Como o terreno em que estava localizada a comunidade é de poder público, não havia nenhuma norma que estabelecesse o valor que deveria ser pago para as famílias. O critério que os agentes utilizaram para negociar valores da indenização foi a qualidade das casas. As famílias com moradias mais bem construídas recebiam mais do que aquelas com casas em condições piores. “Era um processo totalmente arbitrário”, lembra Previatti. Famílias de casas vizinhas eram pagas valores muito diferentes, o que também gerava conflitos entre eles. No final do processo, havia famílias recebendo quantias de 2 milhões de reais.

De acordo com Previatti, “desde quando a Prefeitura removeu essas primeiras famílias para o Minha Casa, Minha Vida, o argumento era de que só precisavam tirar as famílias da Faixa Marginal. Do  resto, todo mundo que quisesse ficar poderia ficar”.  Quando questionavam quais seriam os planos para o local da comunidade, a Prefeitura nunca dava uma resposta assertiva. “Primeiro a Prefeitura falou que era por causa do Parque Olímpico, mas ele não interferia na área da Vila Autódromo. Depois, era a ampliação das avenidas ao redor. Depois, era um pontilhão que ia passar do BRT. Não tinha uma coesão, nunca teve”.

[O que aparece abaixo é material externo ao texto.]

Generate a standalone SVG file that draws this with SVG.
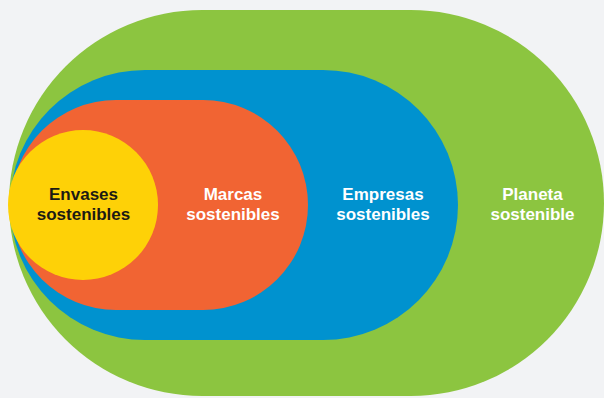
<svg xmlns="http://www.w3.org/2000/svg" width="604" height="398" viewBox="0 0 604 398">
<style>
.t{font-family:"Liberation Sans",Arial,sans-serif;font-weight:bold;font-size:17px;text-anchor:middle}
.w{fill:#ffffff}
.d{fill:#1c1a14}
</style>
<rect x="0" y="0" width="604" height="398" fill="#f2f3f5"/>
<g id="planeta">
<rect x="9" y="10" width="595" height="386" rx="193" ry="193" fill="#8cc540"/>
<text class="t w" x="532.5" y="200">Planeta</text>
<text class="t w" x="532.5" y="220">sostenible</text>
</g>
<g id="empresas">
<rect x="10" y="70" width="448" height="270" rx="135" ry="135" fill="#0092cf"/>
<text class="t w" x="383" y="200">Empresas</text>
<text class="t w" x="383" y="220">sostenibles</text>
</g>
<g id="marcas">
<rect x="11" y="100" width="297" height="210" rx="105" ry="105" fill="#f16433"/>
<text class="t w" x="233" y="200">Marcas</text>
<text class="t w" x="233" y="220">sostenibles</text>
</g>
<g id="envases">
<circle cx="83" cy="205" r="75" fill="#fed107"/>
<text class="t d" x="83.5" y="200">Envases</text>
<text class="t d" x="83.5" y="220">sostenibles</text>
</g>
<g id="connectors"/>
</svg>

Hoje, a área que foi desapropriada está vazia, não foi utilizada para nada nos Jogos Olímpicos e nem depois. Há estimativas de que das 557 famílias que habitavam a comunidade Vila Autódromo, isto é, cerca de 3 mil pessoas, 349 optaram por se muda para o Parque Carioca e 183 por indenizações. No final, somente 25 permaneceram no local. Para essas, a Prefeitura construiu, após atrasos e a alguns dias do início dos Jogos, 20 casas, na única rua que sobrou da Vila.

Em sua dissertação, Previatti avalia que os Jogos Olímpicos “potencializaram vários projetos de ordenação urbana que estavam engavetados, presentes nos planos estratégicos de 1996”. Segundo ela, “a aliança dos três poderes – o estadual, municipal e federal – tornou possível que todas essas obras fossem concretizadas”. Por outro lado, ela também pontua, “a mobilização dos moradores trouxe ganhos para eles, mesmo que não tenha sido da forma como eles gostariam”.